Engluée dans une révision constitutionnelle mal embarquée, la différenciation, ardemment défendue par le gouvernement et une bonne part des élus locaux, vient de recevoir un soutien appuyé du Conseil d’Etat. Dans une étude inédite, celui-ci analyse en profondeur les expérimentations conduites depuis la révision constitutionnelle de 2003.
Abandon ou généralisation
Tout le monde en convient, y compris le Conseil d’Etat, les lourdeurs et contraintes des dispositifs d’expérimentation prévus par l’article 72 de la Constitution ne peuvent que réfréner les ardeurs des élus locaux. Pour preuve, quatre expérimentations seulement ont été conduites sur ce fondement depuis 2003. En l’état, l’issue d’une telle démarche, qui ne peut être que généralisée partout, ou abandonnée pour tous, n’est pas viable.
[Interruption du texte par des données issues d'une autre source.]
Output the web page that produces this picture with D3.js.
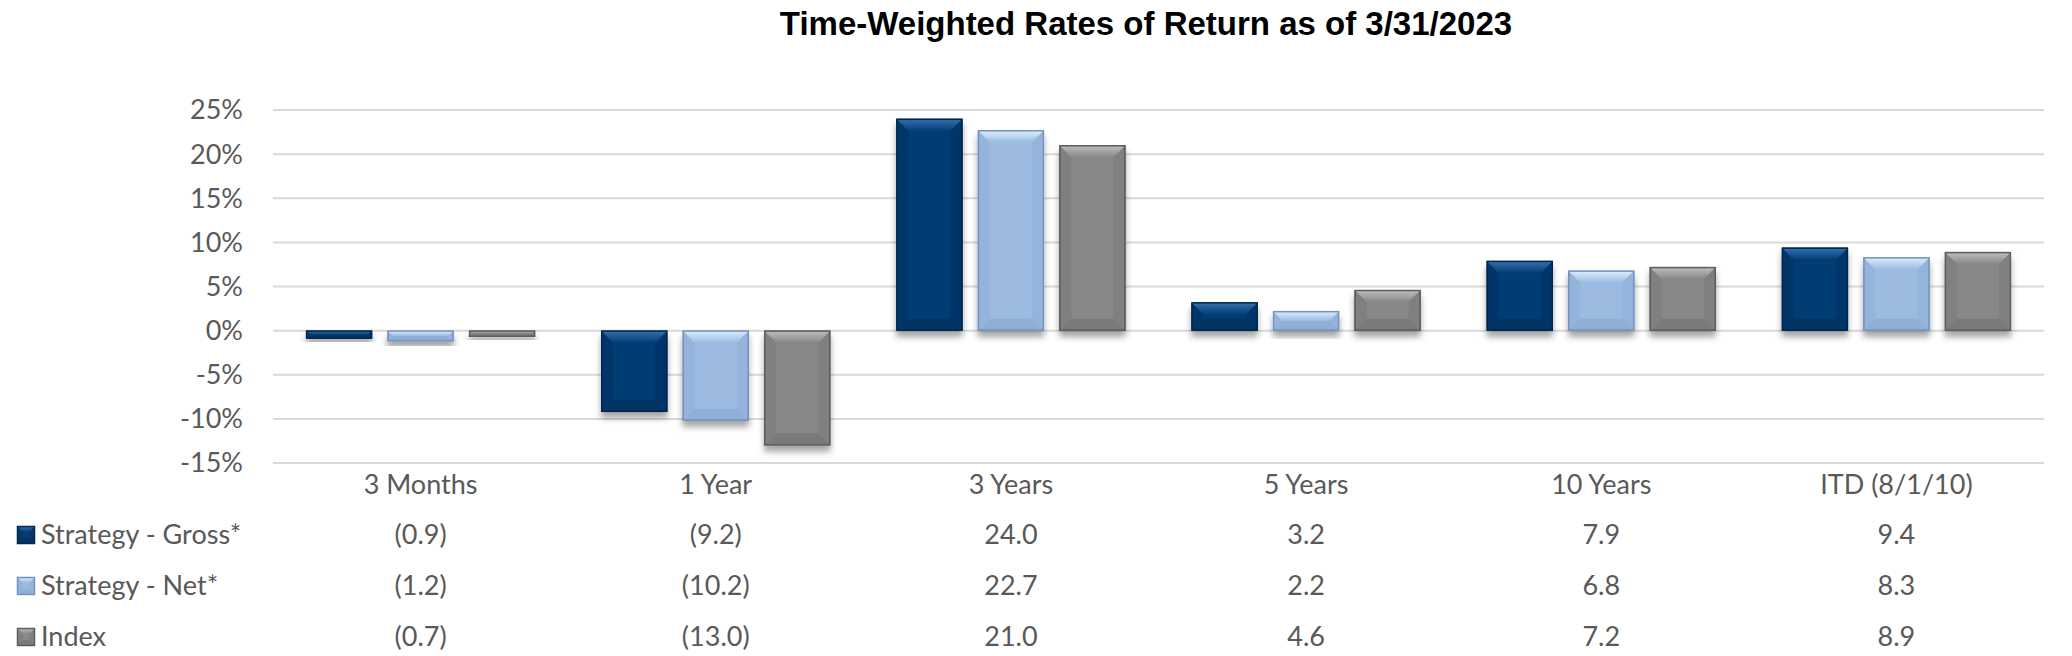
<!DOCTYPE html>
<html lang="en">
<head>
	<meta charset="utf-8">
	<title>Time-Weighted Rates of Return</title>
	<script src="https://cdn.jsdelivr.net/npm/d3@7/dist/d3.min.js"></script>
	<style>
		body {
			margin: 0;
			background: #fff;
		}
		.tick-label, .cat-label, .table-cell, .legend-label {
			font-family: "Lato", "Open Sans", sans-serif;
			font-size: 27px;
			fill: #595959;
		}
		.title {
			font-family: "Liberation Sans", Arial, sans-serif;
			font-weight: bold;
			font-size: 33px;
			fill: #000;
		}
	</style>
</head>
<body>
	<script>
		// chart data
		var categories = [ "3 Months", "1 Year", "3 Years", "5 Years", "10 Years", "ITD (8/1/10)" ];
		var seriesNames = [ "Strategy - Gross*", "Strategy - Net*", "Index" ];
		var gross = [ -0.9, -9.2, 24.0, 3.2, 7.9, 9.4 ];
		var net = [ -1.2, -10.2, 22.7, 2.2, 6.8, 8.3 ];
		var index = [ -0.7, -13.0, 21.0, 4.6, 7.2, 8.9 ];
		var yTicks = [ 25, 20, 15, 10, 5, 0, -5, -10, -15 ];

		var seriesValues = [ gross, net, index ];

		// colours per series: base, top bevel, side bevel, bottom bevel, outline
		var palette = [
			{ base: "#063c74", top: "#3573b0", side: "#05366a", bottom: "#053463", line: "#03284d" },
			{ base: "#9dbbe1", top: "#dcf0ff", side: "#95b4dc", bottom: "#8fafd7", line: "#7393bd" },
			{ base: "#888888", top: "#c0c0c0", side: "#808080", bottom: "#7a7a7a", line: "#5c5c5c" }
		];

		var width = 2072;
		var height = 656;

		var svg = d3.select( "body" )
			.append( "svg" )
			.attr( "width", width )
			.attr( "height", height );

		var defs = svg.append( "defs" );
		var shadow = defs.append( "filter" )
			.attr( "id", "shadow" )
			.attr( "x", "-20%" ).attr( "y", "-20%" )
			.attr( "width", "140%" ).attr( "height", "160%" );
		shadow.append( "feDropShadow" )
			.attr( "dx", 0 ).attr( "dy", 6 )
			.attr( "stdDeviation", 3 )
			.attr( "flood-color", "#000" )
			.attr( "flood-opacity", 0.35 );

		// soft gradient for the top bevel of each series
		palette.forEach( function( c, s ) {
			var grad = defs.append( "linearGradient" )
				.attr( "id", "topGrad" + s )
				.attr( "x1", 0 ).attr( "y1", 0 )
				.attr( "x2", 0 ).attr( "y2", 1 );
			grad.append( "stop" ).attr( "offset", "0%" ).attr( "stop-color", c.top );
			grad.append( "stop" ).attr( "offset", "100%" ).attr( "stop-color", c.base );
		});

		// scales
		var x0 = d3.scaleBand()
			.domain( categories )
			.range( [273, 2044] );

		var x1 = d3.scaleBand()
			.domain( d3.range( seriesNames.length ) )
			.range( [-122.25, 122.25] )
			.paddingInner( 0.19 )
			.paddingOuter( 0.095 );

		var y = d3.scaleLinear()
			.domain( [-15, 25] )
			.range( [463, 110] );

		// title
		svg.append( "text" )
			.attr( "class", "title" )
			.attr( "x", 1146 )
			.attr( "y", 35 )
			.attr( "text-anchor", "middle" )
			.text( "Time-Weighted Rates of Return as of 3/31/2023" );

		// gridlines
		svg.append( "g" )
			.selectAll( "line" )
			.data( yTicks )
			.enter()
			.append( "line" )
			.attr( "x1", x0.range()[0] )
			.attr( "x2", x0.range()[1] )
			.attr( "y1", function(d){ return y(d); } )
			.attr( "y2", function(d){ return y(d); } )
			.attr( "stroke", "#d9d9d9" )
			.attr( "stroke-width", 2 );

		// y axis labels
		svg.append( "g" )
			.selectAll( "text" )
			.data( yTicks )
			.enter()
			.append( "text" )
			.attr( "class", "tick-label" )
			.attr( "x", 243 )
			.attr( "y", function(d){ return y(d); } )
			.attr( "dy", "0.35em" )
			.attr( "text-anchor", "end" )
			.text( function(d){ return d + "%"; } );

		// bevelled bar
		function bevelBar( g, x, yTop, w, h, c, s, size ) {
			var b = Math.min( size, h / 2, w / 2 );
			g.append( "rect" )
				.attr( "x", x ).attr( "y", yTop )
				.attr( "width", w ).attr( "height", h )
				.attr( "fill", c.base );
			var pts = {
				top: [[x, yTop], [x + w, yTop], [x + w - b, yTop + b], [x + b, yTop + b]],
				bottom: [[x, yTop + h], [x + w, yTop + h], [x + w - b, yTop + h - b], [x + b, yTop + h - b]],
				left: [[x, yTop], [x + b, yTop + b], [x + b, yTop + h - b], [x, yTop + h]],
				right: [[x + w, yTop], [x + w - b, yTop + b], [x + w - b, yTop + h - b], [x + w, yTop + h]]
			};
			g.append( "polygon" ).attr( "points", pts.left.join( " " ) ).attr( "fill", c.side );
			g.append( "polygon" ).attr( "points", pts.right.join( " " ) ).attr( "fill", c.side );
			g.append( "polygon" ).attr( "points", pts.bottom.join( " " ) ).attr( "fill", c.bottom );
			g.append( "polygon" ).attr( "points", pts.top.join( " " ) ).attr( "fill", "url(#topGrad" + s + ")" );
			g.append( "rect" )
				.attr( "x", x + 0.5 ).attr( "y", yTop + 0.5 )
				.attr( "width", Math.max( 0, w - 1 ) ).attr( "height", Math.max( 0, h - 1 ) )
				.attr( "fill", "none" )
				.attr( "stroke", c.line )
				.attr( "stroke-width", 1.5 );
		}

		// bars
		var bars = svg.append( "g" );
		seriesValues.forEach( function( values, s ) {
			values.forEach( function( v, i ) {
				var g = bars.append( "g" ).attr( "filter", "url(#shadow)" );
				var cx = x0( categories[i] ) + x0.bandwidth() / 2;
				var top = y( Math.max( 0, v ) );
				var h = Math.abs( y( v ) - y( 0 ) );
				bevelBar( g, cx + x1( s ), top, x1.bandwidth(), h, palette[s], s, 12 );
			});
		});

		// category labels
		svg.append( "g" )
			.selectAll( "text" )
			.data( categories )
			.enter()
			.append( "text" )
			.attr( "class", "cat-label" )
			.attr( "x", function(d){ return x0(d) + x0.bandwidth() / 2; } )
			.attr( "y", 485 )
			.attr( "dy", "0.35em" )
			.attr( "text-anchor", "middle" )
			.text( function(d){ return d; } );

		// data table
		var rowY = [ 535, 586, 637 ];
		function fmt( v ) {
			return v < 0 ? "(" + Math.abs( v ).toFixed( 1 ) + ")" : v.toFixed( 1 );
		}

		seriesValues.forEach( function( values, s ) {
			var row = svg.append( "g" );

			bevelBar( row.append( "g" ), 17, rowY[s] - 9, 18, 18, palette[s], s, 6 );

			row.append( "text" )
				.attr( "class", "legend-label" )
				.attr( "x", 41 )
				.attr( "y", rowY[s] )
				.attr( "dy", "0.35em" )
				.text( seriesNames[s] );

			row.selectAll( "text.table-cell" )
				.data( values )
				.enter()
				.append( "text" )
				.attr( "class", "table-cell" )
				.attr( "x", function(d, i){ return x0( categories[i] ) + x0.bandwidth() / 2; } )
				.attr( "y", rowY[s] )
				.attr( "dy", "0.35em" )
				.attr( "text-anchor", "middle" )
				.text( fmt );
		});
	</script>
</body>
</html>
Mais Jacqueline Gourault, ministre de la Cohésion des territoires, qui porte un projet de loi « 3D » (pour décentralisation, différenciation et déconcentration) annoncé pour le printemps 2020, peut se réjouir : selon le Conseil d’Etat, « à droit constitutionnel constant, il est possible d’échapper à l’alternative abandon-généralisation ».
Appétit féroce
Pour le gouvernement, c’est pain bénit. Il n’est plus coincé dans l’entonnoir d’une révision de la Constitution pour laquelle il ne possède pas de majorité, et peut offrir, au prix d’une simple évolution législative, et sans bourse délier, de véritables nouveaux moyens d’action aux élus imaginatifs.
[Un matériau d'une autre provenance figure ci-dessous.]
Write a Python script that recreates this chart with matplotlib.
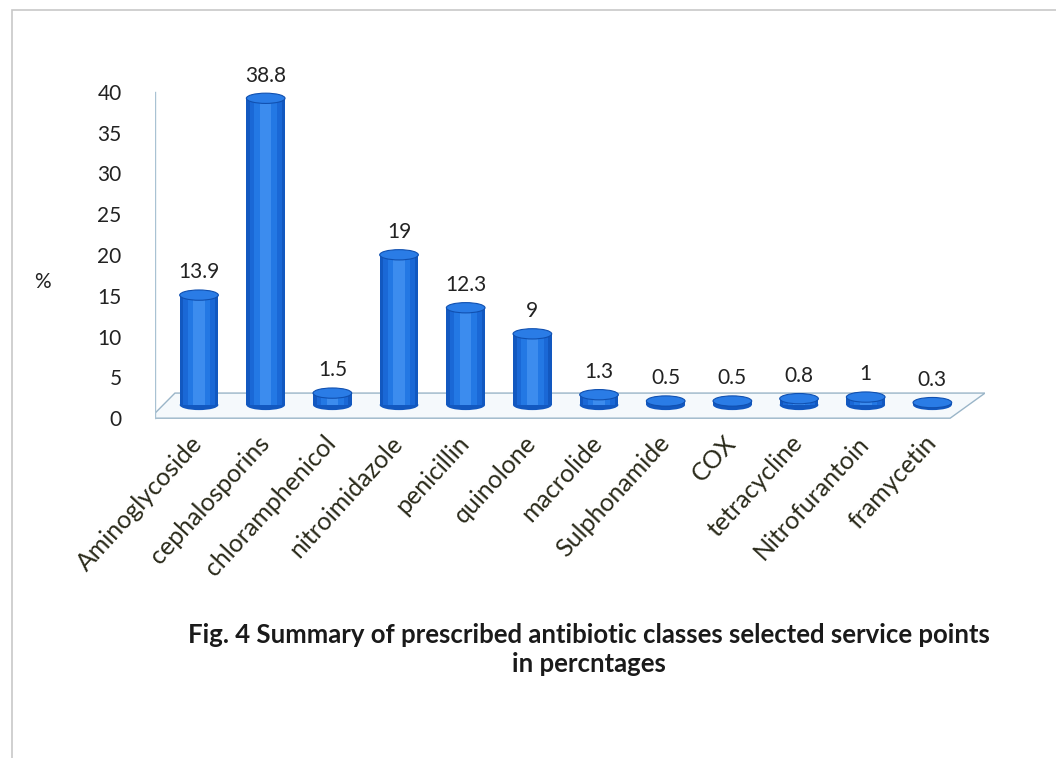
import matplotlib.pyplot as plt
import matplotlib.transforms as mtransforms
from matplotlib.patches import Ellipse, Polygon, Rectangle

# data
classes = ['Aminoglycoside', 'cephalosporins', 'chloramphenicol', 'nitroimidazole',
           'penicillin', 'quinolone', 'macrolide', 'Sulphonamide', 'COX',
           'tetracycline', 'Nitrofurantoin', 'framycetin']
percent = [13.9, 38.8, 1.5, 19, 12.3, 9, 1.3, 0.5, 0.5, 0.8, 1, 0.3]
yticks = [0, 5, 10, 15, 20, 25, 30, 35, 40]

plt.rcParams['font.family'] = ['Lato', 'DejaVu Sans']

fig = plt.figure(figsize=(10.56, 7.58), dpi=100)
rect = [0.1468, 0.4356, 0.786, 0.4538]
ax = fig.add_axes(rect)
ax.set_xlim(-0.66, 11.79)
ax.set_ylim(-1.2, 41)

# floor of the 3d box
floor = Polygon([[-0.006, 0.028], [0.958, 0.028], [1.0, 0.101], [0.024, 0.101]],
                closed=True, transform=ax.transAxes, facecolor='#f5f9fc',
                edgecolor='#9ab5c8', lw=1, zorder=0)
ax.add_patch(floor)
ax.plot([0, 0], [0.028, 0.975], transform=ax.transAxes, color='#a9c2d3', lw=1, zorder=0)

for s in ax.spines.values():
    s.set_visible(False)
ax.set_yticks(yticks)
ax.set_yticklabels([str(t) for t in yticks], fontsize=15, color='#222222')
ax.tick_params(axis='y', length=0, pad=24)
ax.set_xticks(range(len(classes)))
ax.set_xticklabels(classes, rotation=47.5, ha='right', rotation_mode='anchor',
                   fontsize=18, color='#2a2a1a')
ax.tick_params(axis='x', length=0, pad=4)
shift = mtransforms.ScaledTranslation(-0.09, 0.02, fig.dpi_scale_trans)
for lab in ax.get_xticklabels():
    lab.set_transform(lab.get_transform() + shift)

# bars sit on the floor, slightly different depth scale than the wall ticks
ax2 = fig.add_axes(rect)
ax2.set_xlim(-0.66, 11.79)
ax2.set_ylim(-2.89, 40.63)
ax2.axis('off')

w = 0.58
eh = 1.3
xs = range(len(classes))
shades = [(1.0, '#1258c0'), (0.82, '#1a68d6'), (0.58, '#2378e4'), (0.3, '#3c8cee')]
for frac, col in shades:
    ax2.bar(xs, percent, width=w * frac, color=col, zorder=2)
for x, v in zip(xs, percent):
    ax2.add_patch(Ellipse((x, 0), w, eh, facecolor='#1258c0', zorder=1.9))
    ax2.add_patch(Ellipse((x, v), w, eh, facecolor='#2a7ce6', edgecolor='#1050b0',
                          lw=0.8, zorder=3))
    ax2.text(x, v + 1.6, f'{v:g}', ha='center', va='bottom', fontsize=15, color='#222222')

fig.text(0.04, 0.628, '%', fontsize=15, color='#222222', ha='center', va='center')
fig.text(0.558, 0.143, 'Fig. 4 Summary of prescribed antibiotic classes selected service points\nin percntages',
         ha='center', va='center', fontsize=18.5, fontweight='bold', color='#1a1a1a',
         linespacing=1.25)

# scan frame
fig.patches.append(Rectangle((0.011, -0.05), 1.2, 1.037, transform=fig.transFigure,
                             fill=False, edgecolor='#c8c8c8', lw=1.2))

fig.savefig('out.png', dpi=100)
Les collectivités montrent, elles, un appétit féroce pour une nouvelle étape de décentralisation et l’assouplissement des possibilités de différenciation (exit les demandes de pause réclamées depuis 2015, comprenne qui pourra). Les présidents de Territoires unis (François Baroin pour l’AMF, Dominique Bussereau pour l’ADF et Hervé Morin pour Régions de France.), rassemblés au congrès de Régions de France début octobre, ne manquent ni d’idées ni d’envies : rénovation énergétique, économie circulaire, service public de l’emploi, sport…
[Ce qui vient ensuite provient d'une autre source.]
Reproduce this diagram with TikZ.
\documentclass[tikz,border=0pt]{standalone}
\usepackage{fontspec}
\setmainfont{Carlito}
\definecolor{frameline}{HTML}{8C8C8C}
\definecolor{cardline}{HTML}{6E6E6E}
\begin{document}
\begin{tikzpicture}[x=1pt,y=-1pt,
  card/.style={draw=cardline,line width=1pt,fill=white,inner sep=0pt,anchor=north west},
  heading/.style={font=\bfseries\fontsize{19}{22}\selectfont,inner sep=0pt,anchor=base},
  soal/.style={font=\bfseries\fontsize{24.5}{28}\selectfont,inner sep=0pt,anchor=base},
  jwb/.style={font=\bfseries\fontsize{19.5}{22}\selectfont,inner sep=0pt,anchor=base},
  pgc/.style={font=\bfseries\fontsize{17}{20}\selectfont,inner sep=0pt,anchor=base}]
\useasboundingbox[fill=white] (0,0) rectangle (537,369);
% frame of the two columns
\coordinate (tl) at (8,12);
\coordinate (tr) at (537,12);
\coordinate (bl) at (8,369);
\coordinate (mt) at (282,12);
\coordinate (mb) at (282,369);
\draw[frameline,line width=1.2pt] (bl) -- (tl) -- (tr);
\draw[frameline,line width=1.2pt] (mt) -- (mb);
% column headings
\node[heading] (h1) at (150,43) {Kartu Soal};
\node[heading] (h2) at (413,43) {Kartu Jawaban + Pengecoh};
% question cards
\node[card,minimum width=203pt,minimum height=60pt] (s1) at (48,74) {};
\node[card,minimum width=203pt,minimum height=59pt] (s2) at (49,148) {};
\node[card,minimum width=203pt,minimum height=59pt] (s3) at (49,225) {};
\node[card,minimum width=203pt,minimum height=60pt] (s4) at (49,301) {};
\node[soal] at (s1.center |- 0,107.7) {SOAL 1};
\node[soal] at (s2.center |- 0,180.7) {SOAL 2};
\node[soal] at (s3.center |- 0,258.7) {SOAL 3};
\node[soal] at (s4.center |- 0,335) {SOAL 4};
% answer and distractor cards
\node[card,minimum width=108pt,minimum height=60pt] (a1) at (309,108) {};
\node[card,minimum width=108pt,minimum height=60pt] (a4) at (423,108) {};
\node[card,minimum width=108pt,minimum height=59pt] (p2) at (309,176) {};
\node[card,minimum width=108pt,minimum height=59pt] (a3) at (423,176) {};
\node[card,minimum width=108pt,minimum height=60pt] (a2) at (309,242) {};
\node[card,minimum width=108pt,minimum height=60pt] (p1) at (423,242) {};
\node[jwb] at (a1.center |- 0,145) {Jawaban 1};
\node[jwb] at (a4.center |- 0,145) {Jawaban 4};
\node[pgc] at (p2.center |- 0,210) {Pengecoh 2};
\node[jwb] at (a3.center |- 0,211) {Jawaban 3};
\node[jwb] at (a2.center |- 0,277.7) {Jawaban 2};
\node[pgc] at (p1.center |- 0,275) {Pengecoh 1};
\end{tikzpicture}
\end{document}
Tout à leurs désirs « libérateurs », rien n’arrête les collectivités ni l’exécutif qui ne s’attardent guère sur les risques d’une multiplication des projets de différenciation territoriale. Au risque de l’indigestion.
Références
- « Les expérimentations : comment innover dans la conduite des politiques publiques », Conseil d’Etat, 3 octobre 2019.